Saturday 11 December 2010

Let Them Eat Cake



When members of two elite and privileged groups in British society meet by chance in the streets of opulent West London you might expect them to nod acquaintance, tacitly acknowledge their shared good fortune, and go about their business. So why the froideur when students in higher education met Prince Charles and Camilla yesterday?

I have taken seriously the Prime Minister’s invitation to ordinary citizens to help identify savings in public expenditure believing that it is no good fighting your own corner if you are not prepared to point out where savings could be made. So far I have pointed to the village fete in Llandeilo, the Olympic Games, the World Cup (the latter now dodged though £15 million lost bidding for it), and the potential for efficiencies in mental health services (though these should be reinvested in those services – see this post). But here is another area where substantial new funding could be realised.

It is an established principle in modern democracies with constitutional monarchies that wealth held by the head of state and family ex officio (ie in their constitutional role rather than privately) should be in the control of - and at the disposal of - the elected government, notwithstanding any ancient historical title. So the Queen obviously doesn’t have personal control over Crown property: nobody would seriously argue with that.

But there is a glaring exception to this sound and surely unassailable principle. The Duchy of Cornwall, a truly enormous collection of land and other profit-making estate, is currently treated as though it was the personal property of the Prince of Wales. But it is in fact “his” only by virtue of his office as heir to the throne (it is not passed down under the normal laws of inheritance) and should therefore be in the control of the state. The Duchy is a very substantial resource which belongs by right to you and me (okay, the government) and yet Prince Charles is free to use it as he pleases. To illustrate this point note that the government pays annually to the Duchy the princely (forgive me) sum of £667,000 for the ground rent of Dartmoor Prison - a lot of money for a patch of barren moorland and odd that the government would pay out rent when the land is rightfully ours already.

As we know Prince Charles uses the huge profits from the Duchy to indulge his personal interests such as building retro rural architecture in “Poundbury” and experimenting in new methods of agriculture producing up-market, expensive food (and joining with other millionaire foodies like Hugh Fearnley Whittingstall and Jamie Oliver to wag their fingers disapprovingly at poor people buying ordinary bread, veg, and chicken in Tesco’s).
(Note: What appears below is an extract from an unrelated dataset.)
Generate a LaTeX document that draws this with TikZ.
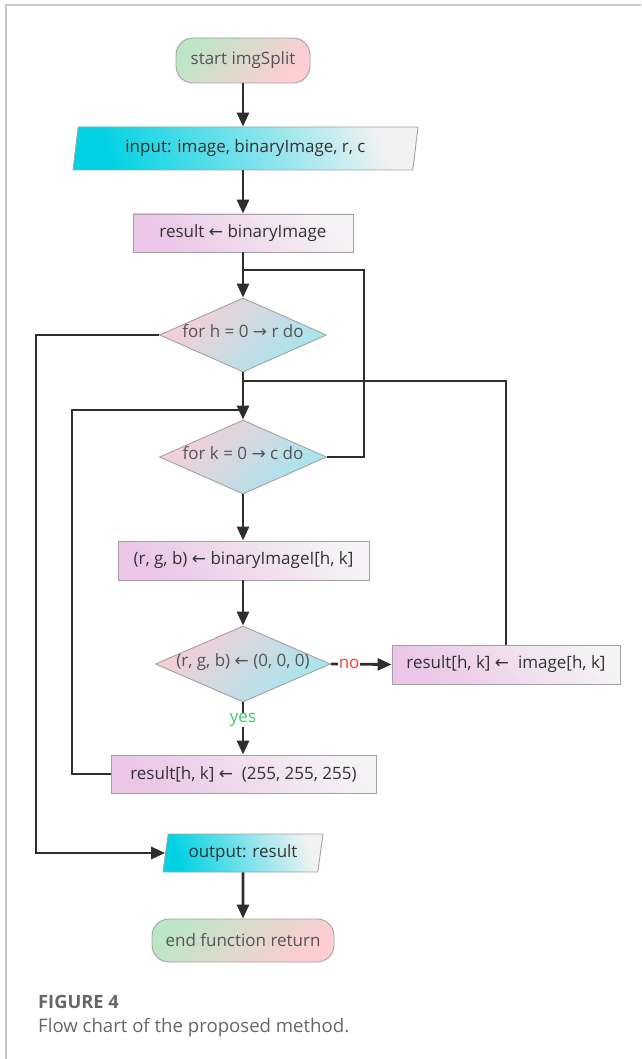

He also used some of the lolly to buy a holiday cottage in a Welsh-speaking community apparently as a public relations exercise.

There is an echo here from another royal family. Louis XVl and Marie Antoinette similarly were hobby farmers blissfully disengaged from the realities of producing affordable food in quantity, built pastiche pastoral cottages at Versailles, gave thoughtful nutritional advice to the poor (“Let them eat cake”), and bought second homes in remote and impoverished provinces. Perhaps the students who shouted “Off with their heads!” yesterday when they saw the royal Roller in Regent Street were studying 18c. French history?

Don’t get me wrong. I wish no harm to Prince Charles and republicanism is a tedious and unproductive project in the UK but there would surely be substantial financial advantage to the Exchequer in seeking hand-over of the Duchy to its rightful owners. And Prince Charles, with his declared concern for those in greatest need, could do a lot to maintain credibility by not resisting such a reasonable request in these hard times. Better still he could offer it up unbidden.